Roeder, assisted by the revered Newcastle striker during his time as caretaker boss, is one of those to feel Shearer's career deserves to have been rewarded with more honours.

Ideally, with a permanent manager unlikely to be appointed until the summer, Roeder would like the Tynesiders to edge out Chelsea, head to the Millennium Stadium and make sure Shearer's swan-song season ends on the most fitting of high notes.

And if the former England captain was to get his hands on the famous old trophy then Roeder feels the 2006 FA Cup final could go down in history alongside the great 1953 final between Blackpool and Bolton, which has subsequently been hailed as the great Stanley Matthews final.

"We've got the potential for Alan Shearer to play in a cup final and I'm sure it would rank along with the Matthews final if he did," said Roeder, who was part of the last Newcastle team that won at Chelsea in 1986-87.

"If he wasn't to make it, knowing him it would be a huge disappointment but that would be counterbalanced by playing in front of his own people for ten years and giving them so much enjoyment.

"Beating Jackie Milburn's record, of 200 goals, is a personal trophy for him and now it's sunk in he's so proud of his achievement.

"Would he prefer to win medals or give the Geordie nation happiness for ten years? I think he would rather the latter and go down in the club's history books as the one and only Alan Shearer and giving the fans all that happiness."

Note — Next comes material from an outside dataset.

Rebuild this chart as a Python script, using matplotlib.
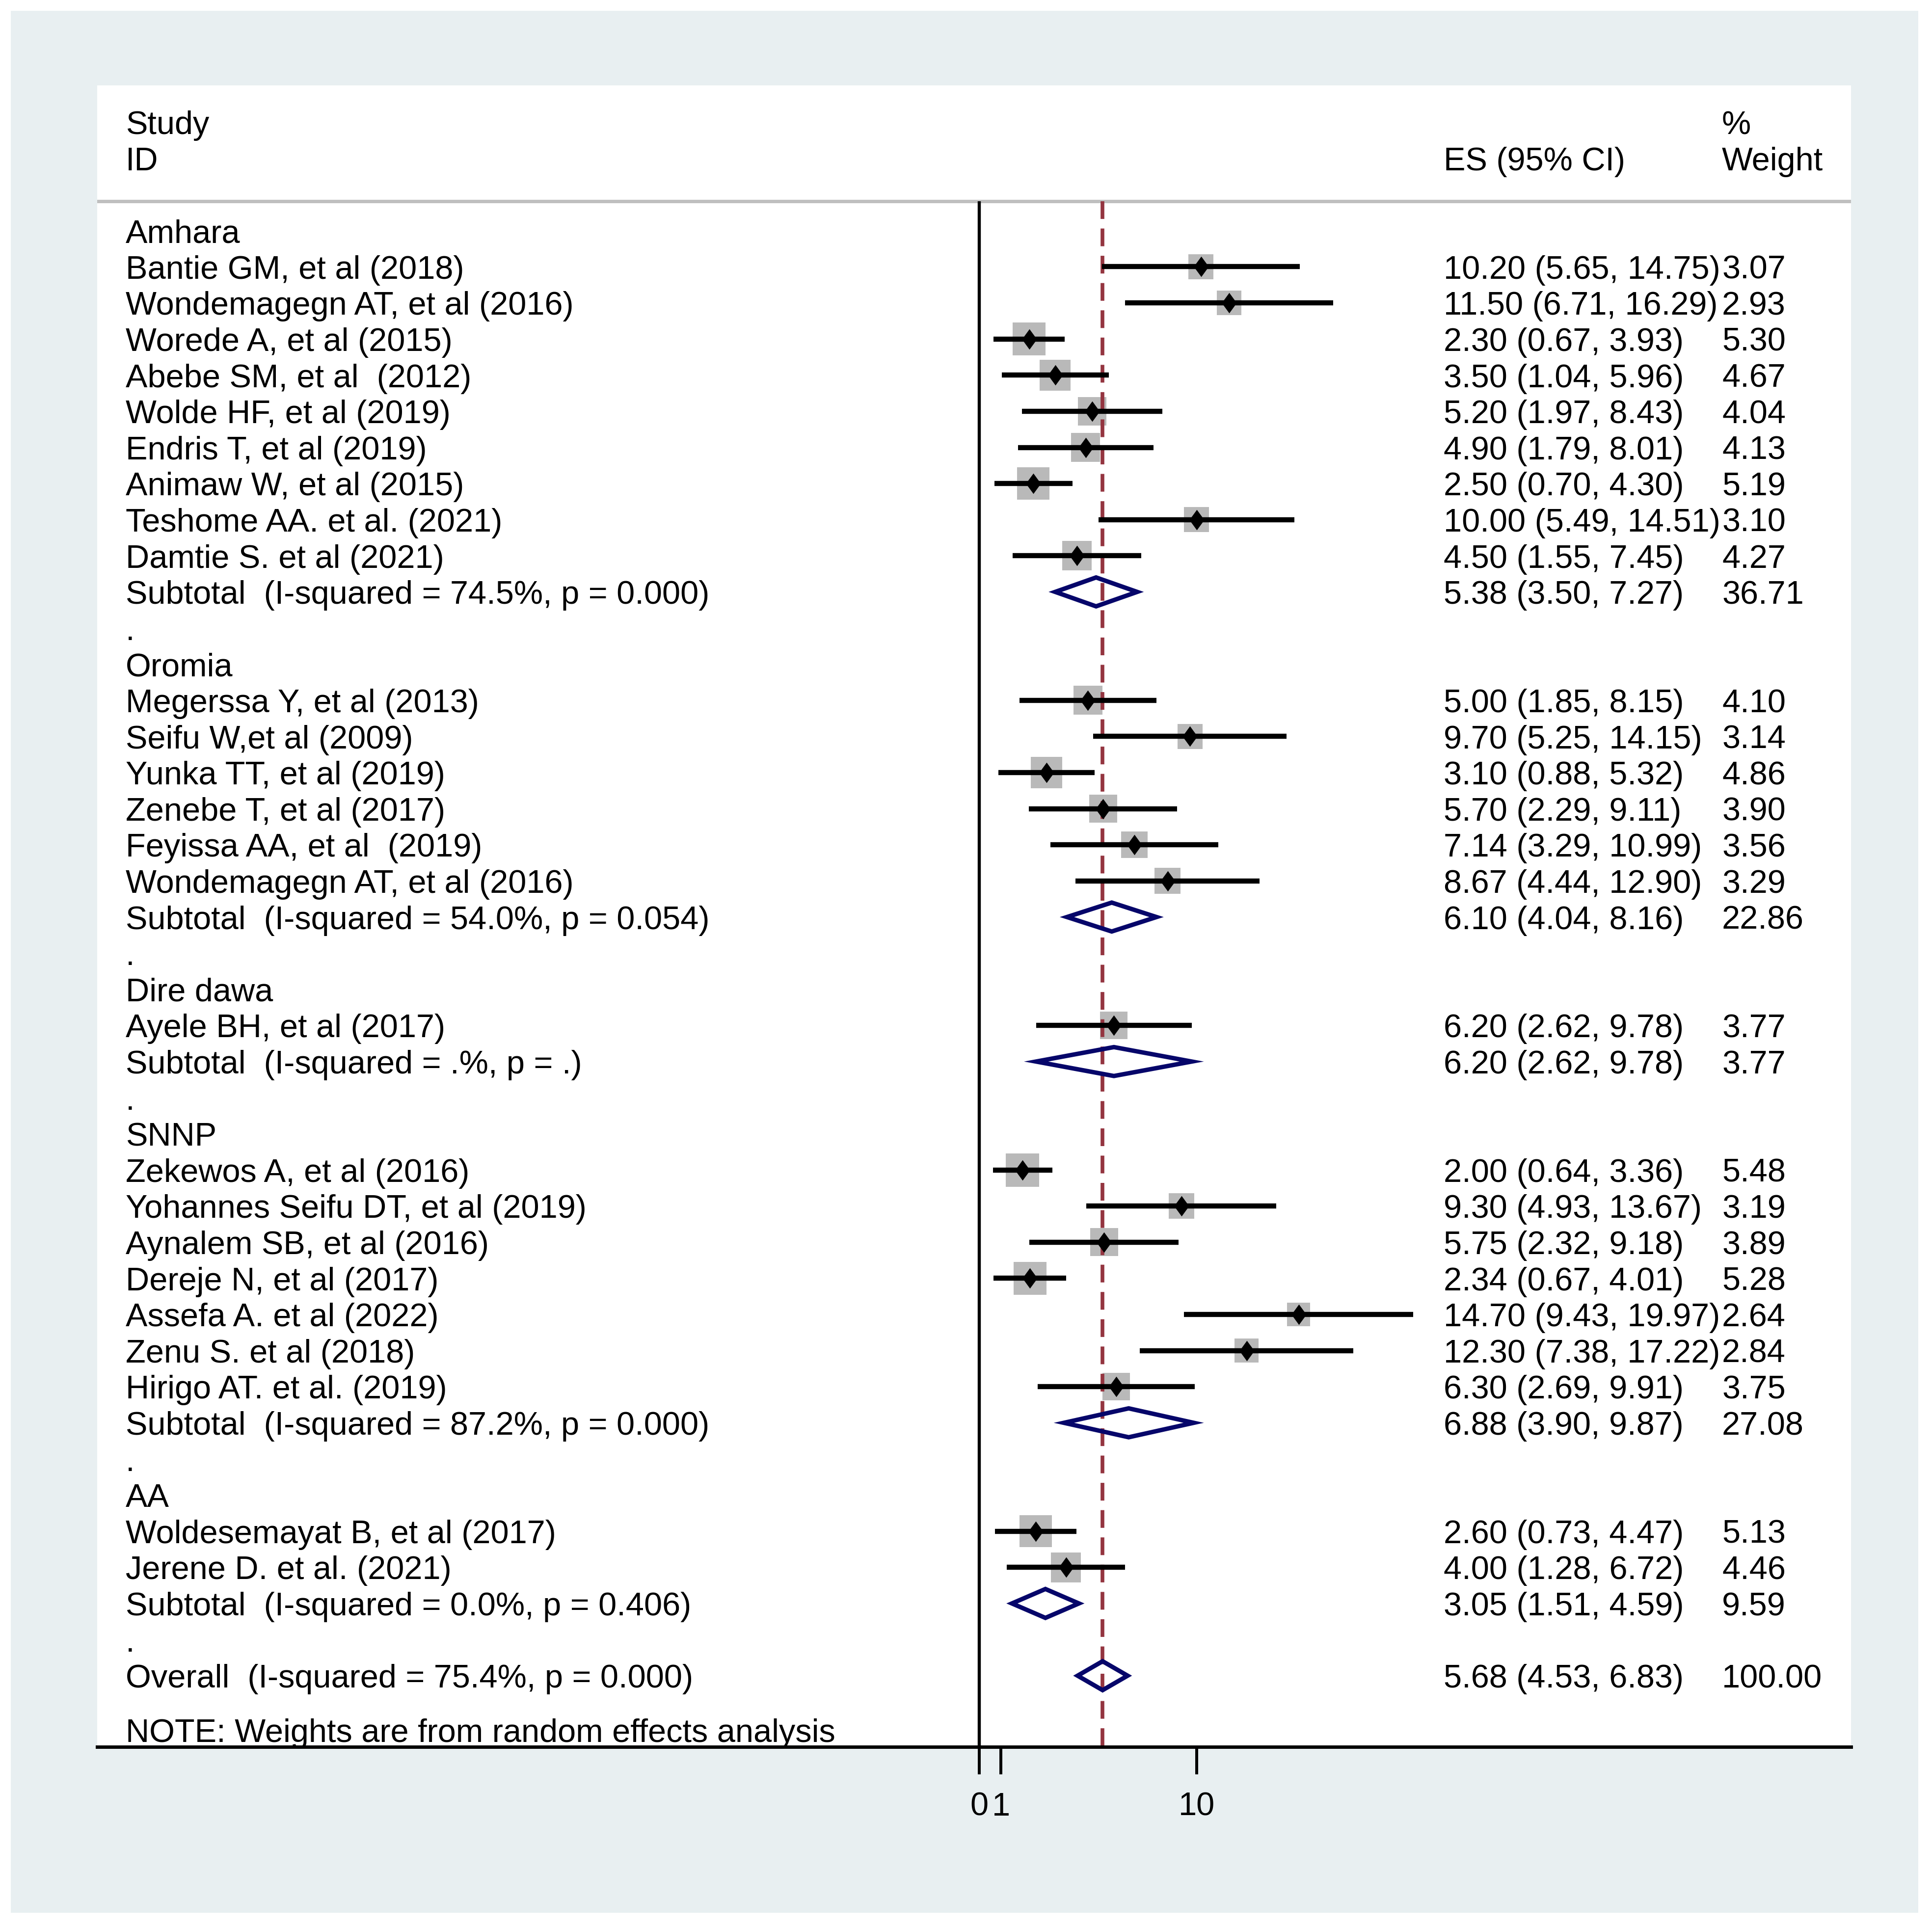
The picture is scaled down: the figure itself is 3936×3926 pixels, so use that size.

After the high of going six games unbeaten since Graeme Souness' departure, defeats to Liverpool and Manchester United have muddied the water a little in the last week or so.

Shearer admits confidence has taken a dip following the two reversals but remains optimistic the place to bounce back is against the Premiership's runaway leaders.

"We'll get a win from somewhere, why not this game?" he said. "It's a shame these defeats came immediately before the Cup game because we've lost a little bit of momentum due to the two defeats.

"But that's what happens in football and you see it time and time again when you go along and you're flying and something comes along and hits you and you're knocked out of your stride.

"We've had two poor results. Now it's up to us the make sure it's not three.